_PROVIDED DATA_
-------

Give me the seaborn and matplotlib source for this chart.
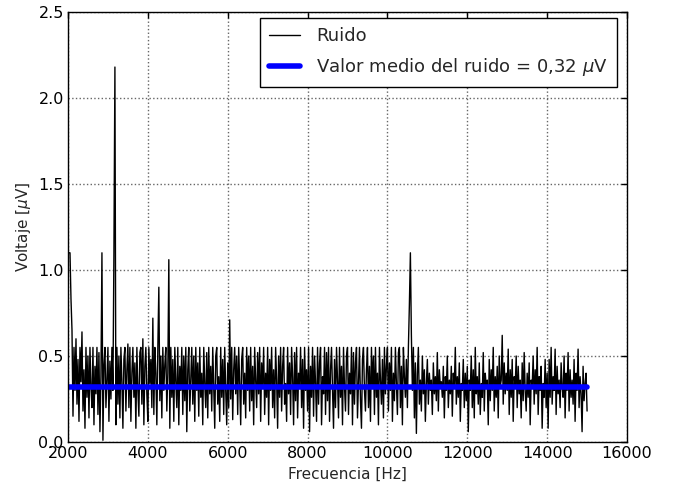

-------

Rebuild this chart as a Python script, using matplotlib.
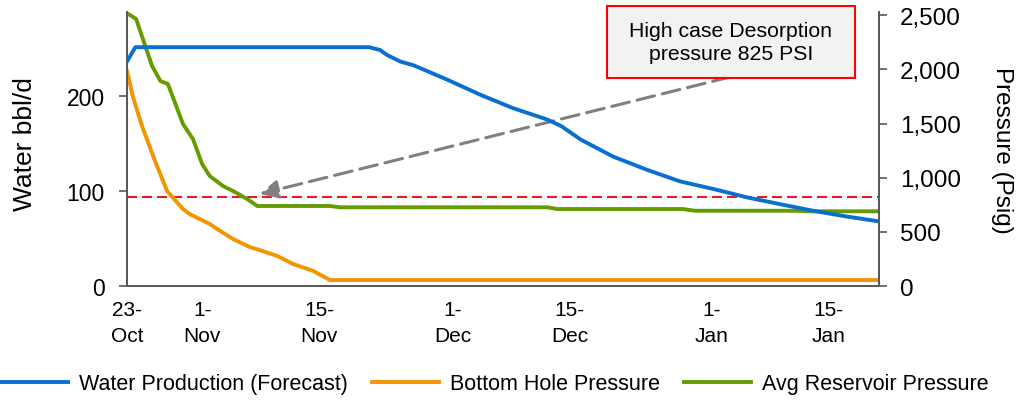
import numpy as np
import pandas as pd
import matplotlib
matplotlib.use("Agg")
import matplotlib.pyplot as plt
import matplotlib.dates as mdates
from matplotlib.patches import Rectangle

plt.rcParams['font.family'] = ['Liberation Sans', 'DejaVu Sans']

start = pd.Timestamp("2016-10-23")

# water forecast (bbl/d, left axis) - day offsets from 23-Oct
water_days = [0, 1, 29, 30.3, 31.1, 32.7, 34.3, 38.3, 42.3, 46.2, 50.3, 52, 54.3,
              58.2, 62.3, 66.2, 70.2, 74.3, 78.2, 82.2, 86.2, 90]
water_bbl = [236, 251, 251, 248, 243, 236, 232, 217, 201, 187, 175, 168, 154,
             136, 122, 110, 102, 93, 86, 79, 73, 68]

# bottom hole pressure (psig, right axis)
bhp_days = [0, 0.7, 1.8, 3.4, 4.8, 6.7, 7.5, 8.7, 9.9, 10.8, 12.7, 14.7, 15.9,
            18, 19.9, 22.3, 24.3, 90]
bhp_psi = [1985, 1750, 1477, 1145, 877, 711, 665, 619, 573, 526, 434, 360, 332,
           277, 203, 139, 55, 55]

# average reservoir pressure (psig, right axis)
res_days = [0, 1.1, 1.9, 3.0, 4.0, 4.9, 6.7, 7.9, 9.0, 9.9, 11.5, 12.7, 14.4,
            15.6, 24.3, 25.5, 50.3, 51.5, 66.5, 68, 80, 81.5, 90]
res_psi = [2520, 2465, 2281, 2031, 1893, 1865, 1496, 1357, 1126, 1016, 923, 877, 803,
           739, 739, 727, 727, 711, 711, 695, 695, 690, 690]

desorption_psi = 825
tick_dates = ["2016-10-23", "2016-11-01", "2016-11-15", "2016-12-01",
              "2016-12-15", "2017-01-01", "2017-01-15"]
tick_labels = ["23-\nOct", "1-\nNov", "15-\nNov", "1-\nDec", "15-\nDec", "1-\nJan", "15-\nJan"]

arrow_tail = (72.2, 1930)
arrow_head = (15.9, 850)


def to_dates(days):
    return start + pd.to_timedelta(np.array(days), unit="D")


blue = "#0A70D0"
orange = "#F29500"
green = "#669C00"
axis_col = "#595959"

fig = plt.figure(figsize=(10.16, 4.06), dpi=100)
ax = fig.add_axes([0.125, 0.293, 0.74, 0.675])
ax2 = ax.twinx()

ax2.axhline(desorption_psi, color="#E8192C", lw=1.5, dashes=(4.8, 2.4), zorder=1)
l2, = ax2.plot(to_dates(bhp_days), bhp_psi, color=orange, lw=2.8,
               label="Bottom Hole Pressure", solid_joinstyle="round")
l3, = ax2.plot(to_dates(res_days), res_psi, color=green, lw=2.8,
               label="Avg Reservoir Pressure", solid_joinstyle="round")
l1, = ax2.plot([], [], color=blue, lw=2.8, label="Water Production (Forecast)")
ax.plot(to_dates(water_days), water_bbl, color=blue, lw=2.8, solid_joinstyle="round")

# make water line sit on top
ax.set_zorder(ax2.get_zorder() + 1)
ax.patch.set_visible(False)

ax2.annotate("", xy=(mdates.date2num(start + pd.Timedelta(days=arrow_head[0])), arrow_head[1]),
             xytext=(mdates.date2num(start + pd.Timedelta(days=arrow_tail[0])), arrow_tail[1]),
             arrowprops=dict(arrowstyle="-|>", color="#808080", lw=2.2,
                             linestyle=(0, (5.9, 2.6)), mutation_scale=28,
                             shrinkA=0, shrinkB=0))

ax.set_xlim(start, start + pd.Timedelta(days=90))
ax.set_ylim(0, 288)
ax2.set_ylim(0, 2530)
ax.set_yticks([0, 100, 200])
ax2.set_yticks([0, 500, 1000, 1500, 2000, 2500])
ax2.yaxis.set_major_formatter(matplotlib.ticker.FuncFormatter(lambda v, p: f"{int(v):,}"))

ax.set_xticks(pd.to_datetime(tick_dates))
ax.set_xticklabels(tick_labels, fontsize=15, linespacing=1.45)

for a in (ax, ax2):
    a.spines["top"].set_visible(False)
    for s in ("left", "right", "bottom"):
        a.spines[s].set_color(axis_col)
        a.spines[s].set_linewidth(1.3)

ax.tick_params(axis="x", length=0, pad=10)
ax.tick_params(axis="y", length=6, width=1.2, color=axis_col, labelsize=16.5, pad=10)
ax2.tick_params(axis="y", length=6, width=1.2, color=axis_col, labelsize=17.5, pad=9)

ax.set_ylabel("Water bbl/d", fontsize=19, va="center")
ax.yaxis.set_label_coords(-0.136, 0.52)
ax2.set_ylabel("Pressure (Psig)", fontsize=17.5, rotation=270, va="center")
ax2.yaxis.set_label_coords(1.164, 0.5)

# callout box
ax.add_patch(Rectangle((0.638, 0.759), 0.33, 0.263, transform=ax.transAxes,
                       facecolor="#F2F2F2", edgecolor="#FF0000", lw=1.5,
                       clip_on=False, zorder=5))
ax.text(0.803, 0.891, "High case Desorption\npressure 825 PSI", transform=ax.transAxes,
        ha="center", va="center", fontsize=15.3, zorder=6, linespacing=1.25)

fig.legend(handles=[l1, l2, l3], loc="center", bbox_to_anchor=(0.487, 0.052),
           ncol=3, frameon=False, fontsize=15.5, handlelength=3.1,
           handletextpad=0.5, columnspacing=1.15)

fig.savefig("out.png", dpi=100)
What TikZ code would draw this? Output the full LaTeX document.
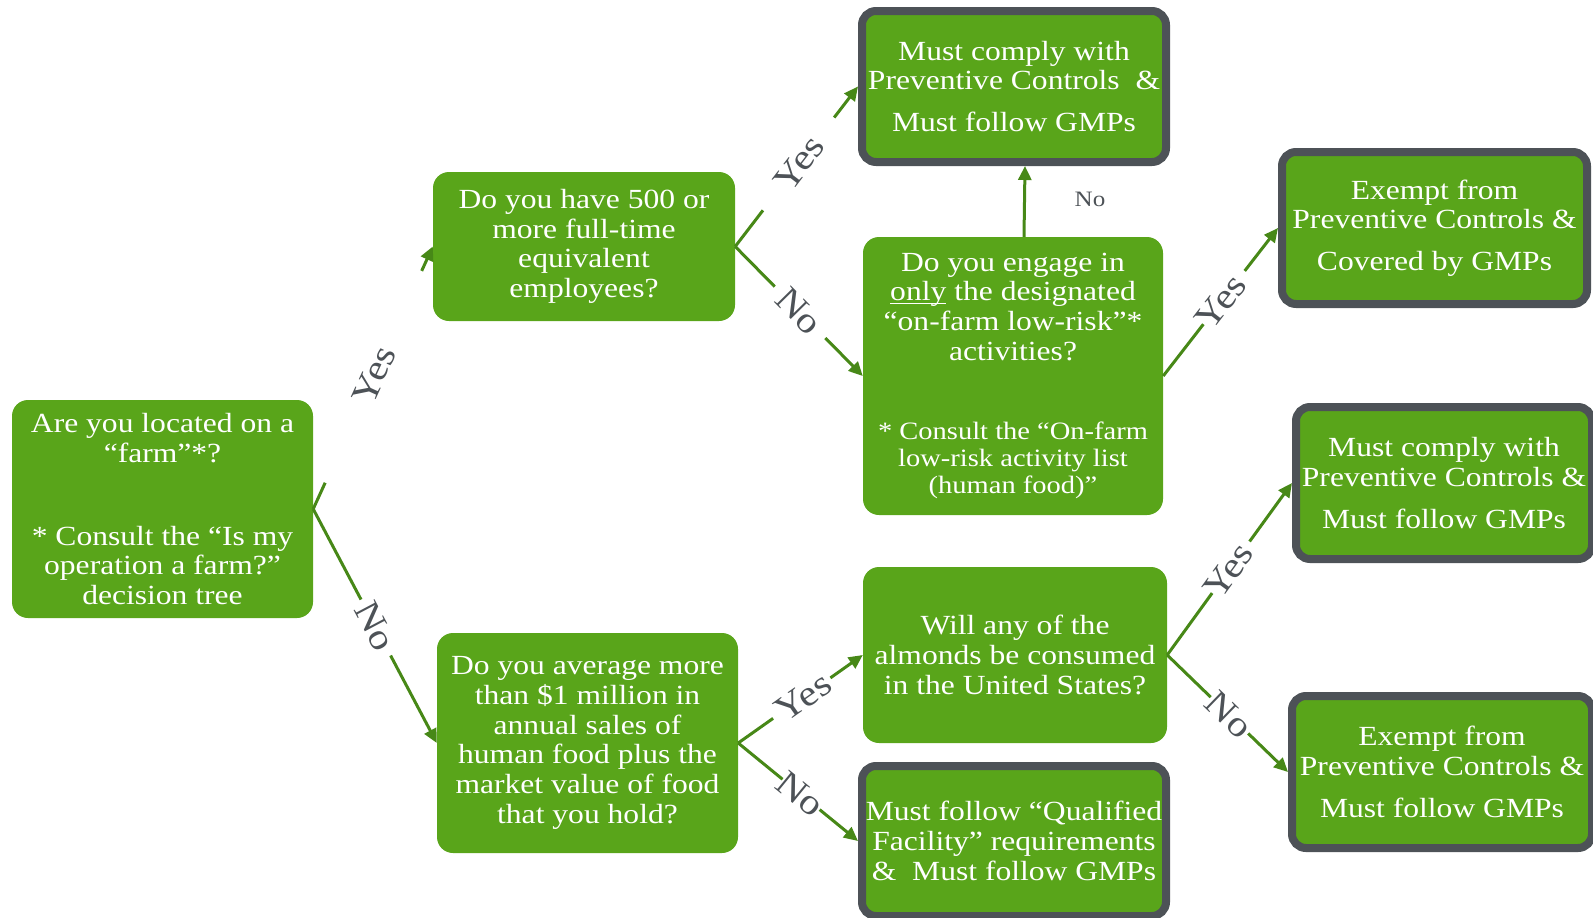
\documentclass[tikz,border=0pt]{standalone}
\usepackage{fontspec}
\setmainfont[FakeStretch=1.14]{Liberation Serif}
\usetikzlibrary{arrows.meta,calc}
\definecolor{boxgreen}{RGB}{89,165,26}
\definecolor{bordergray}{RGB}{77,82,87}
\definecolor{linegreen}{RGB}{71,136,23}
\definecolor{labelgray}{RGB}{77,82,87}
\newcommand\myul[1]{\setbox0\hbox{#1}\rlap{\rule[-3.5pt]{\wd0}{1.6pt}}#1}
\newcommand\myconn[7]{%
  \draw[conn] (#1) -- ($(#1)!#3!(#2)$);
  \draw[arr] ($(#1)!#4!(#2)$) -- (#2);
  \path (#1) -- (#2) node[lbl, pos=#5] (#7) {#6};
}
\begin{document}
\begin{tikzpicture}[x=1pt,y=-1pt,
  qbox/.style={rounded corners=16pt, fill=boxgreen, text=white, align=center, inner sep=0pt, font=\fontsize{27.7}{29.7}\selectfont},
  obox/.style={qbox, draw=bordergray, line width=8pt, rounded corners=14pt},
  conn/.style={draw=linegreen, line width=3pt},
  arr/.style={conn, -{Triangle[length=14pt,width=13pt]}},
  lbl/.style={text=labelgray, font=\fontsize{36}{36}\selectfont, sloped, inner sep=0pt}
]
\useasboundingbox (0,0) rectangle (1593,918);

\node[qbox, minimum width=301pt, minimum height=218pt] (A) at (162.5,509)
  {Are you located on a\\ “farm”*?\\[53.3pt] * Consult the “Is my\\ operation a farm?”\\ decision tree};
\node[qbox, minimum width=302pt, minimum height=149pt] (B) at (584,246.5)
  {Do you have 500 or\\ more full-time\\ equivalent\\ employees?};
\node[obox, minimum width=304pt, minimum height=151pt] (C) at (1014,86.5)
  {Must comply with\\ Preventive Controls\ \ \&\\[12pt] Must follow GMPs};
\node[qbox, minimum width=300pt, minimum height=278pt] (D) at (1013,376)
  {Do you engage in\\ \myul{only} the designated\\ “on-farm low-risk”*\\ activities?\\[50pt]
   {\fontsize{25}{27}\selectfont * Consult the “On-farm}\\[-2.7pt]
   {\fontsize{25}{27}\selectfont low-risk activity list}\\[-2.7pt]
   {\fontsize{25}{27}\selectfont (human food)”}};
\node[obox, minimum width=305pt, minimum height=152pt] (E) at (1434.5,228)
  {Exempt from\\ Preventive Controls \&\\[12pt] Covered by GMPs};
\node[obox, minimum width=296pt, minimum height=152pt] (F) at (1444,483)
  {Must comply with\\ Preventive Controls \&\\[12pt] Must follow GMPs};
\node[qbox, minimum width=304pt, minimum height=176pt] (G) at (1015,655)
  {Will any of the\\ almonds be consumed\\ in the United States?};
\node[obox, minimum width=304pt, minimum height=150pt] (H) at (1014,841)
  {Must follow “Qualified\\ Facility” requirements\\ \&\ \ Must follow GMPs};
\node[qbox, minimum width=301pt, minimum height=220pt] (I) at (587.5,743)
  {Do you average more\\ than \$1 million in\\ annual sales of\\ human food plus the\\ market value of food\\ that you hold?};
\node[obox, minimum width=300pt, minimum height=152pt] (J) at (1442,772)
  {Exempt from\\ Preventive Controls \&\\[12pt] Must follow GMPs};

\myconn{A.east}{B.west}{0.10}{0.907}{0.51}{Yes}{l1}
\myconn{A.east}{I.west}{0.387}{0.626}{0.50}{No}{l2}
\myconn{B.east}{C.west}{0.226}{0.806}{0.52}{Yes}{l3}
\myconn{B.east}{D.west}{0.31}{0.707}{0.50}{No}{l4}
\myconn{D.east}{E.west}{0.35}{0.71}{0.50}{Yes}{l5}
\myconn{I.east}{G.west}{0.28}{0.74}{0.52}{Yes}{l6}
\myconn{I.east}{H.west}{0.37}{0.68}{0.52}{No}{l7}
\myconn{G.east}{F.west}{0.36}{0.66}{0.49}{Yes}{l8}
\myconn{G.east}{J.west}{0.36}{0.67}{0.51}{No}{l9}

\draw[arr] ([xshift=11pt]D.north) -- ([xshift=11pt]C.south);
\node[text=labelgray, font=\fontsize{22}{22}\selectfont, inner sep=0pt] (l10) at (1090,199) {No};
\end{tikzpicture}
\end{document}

-------

_TO BE DONE_
Show every line in the entries where the string "matplotlib" occurs.

_WRITTEN RESPONSE_
Give me the seaborn and matplotlib source for this chart.
Rebuild this chart as a Python script, using matplotlib.
import matplotlib
matplotlib.use("Agg")
import matplotlib.pyplot as plt
import matplotlib.dates as mdates
from matplotlib.patches import Rectangle
ax2.yaxis.set_major_formatter(matplotlib.ticker.FuncFormatter(lambda v, p: f"{int(v):,}"))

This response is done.